Mali’s current political crisis, coming just after the five-year anniversary of the accord, certainly raises the risk of a power vacuum that could further unravel the country, but it also offers an opportunity to shift course. It is critical that the signatory parties come to a shared understanding of what constitutes sufficient implementation. As the agreement itself anticipates, forging such a consensus will require intensive international facilitation. The international community's inclination thus far to treat the peace agreement as a matter left largely for the Malian signatories to execute, while focusing on the regional terrorist threat centered in Mali, has not worked. International engagement will need to tie bilateral and multilateral political, military, and economic support more effectively to specific steps by the government and the Movements.
International engagement on the demobilization process must focus on the key issues: the number of ex-rebel combatants to be included in the national security forces; their ranks and areas of deployment; the timetable for the full demobilization of the CMA and Platform militias; the provisions for those who choose to enter civilian life or are deemed ineligible for the process; and the nature of subnational security entities, such as the anticipated northern regional police force. A centerpiece of this effort could be regular military-to-military talks between the signatories, assisted by UN military experts. A specially appointed facilitator for this effort would give it the best chance of success. No current mechanism in the implementation process consistently allows the signatories’ top-level military figures to build trust and dialogue about shared security objectives.
Finally, the international community needs to increase its engagement on the political reform provisions of the agreement—and see effective decentralization through—while also pressing the signatories to ensure that more Malians, representing a broader swathe of Malian society, are involved in the implementation process. The roots of the 2012 rebellion lay in the disaffection of part of the northern population from Malian national political life, and security reforms alone will not address that issue. Greater public ownership of the process—achieved by directly involving more citizens in the work of implementation and arranging more exchanges between and among the parties, the international mediation team, and Malian citizens—could give the agreement new life and Mali a fresh start.

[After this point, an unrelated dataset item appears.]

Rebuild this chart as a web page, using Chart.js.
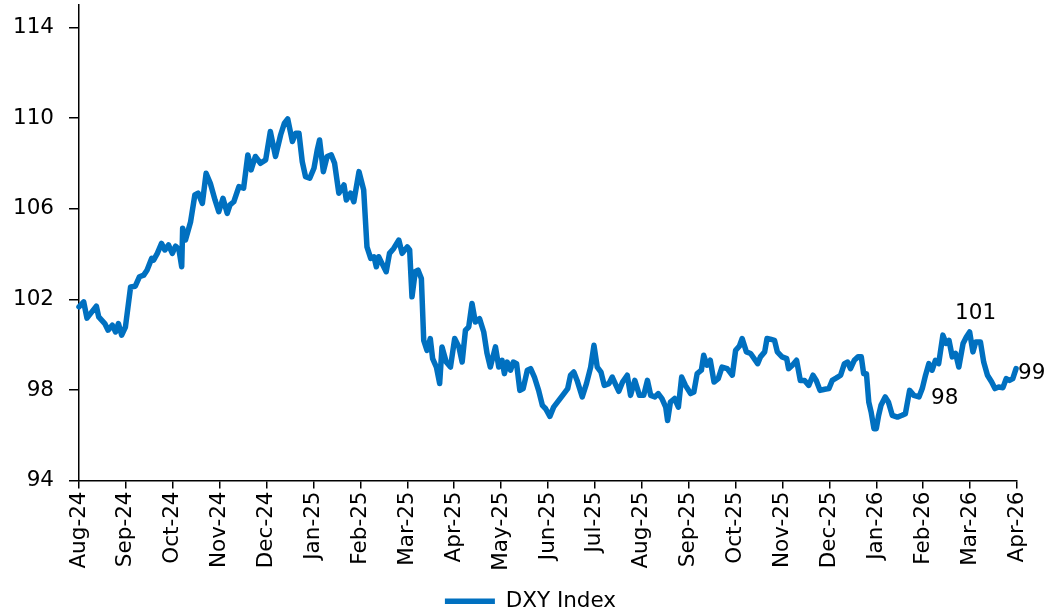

Amid the country’s multiple crises—and given the lack of progress in implementation—the Algiers Accord has begun to slip slowly off the international radar. It should not. The agreement provides the best available framework for addressing the conflict in northern Mali and the wider grievances about governance that have helped to fuel violence for years. Success is still possible; the stakes are sustainable peace in Mali. Focused action by Mali’s international allies is urgently required to avoid a still wider and even graver crisis for Mali and the Sahel region as a whole.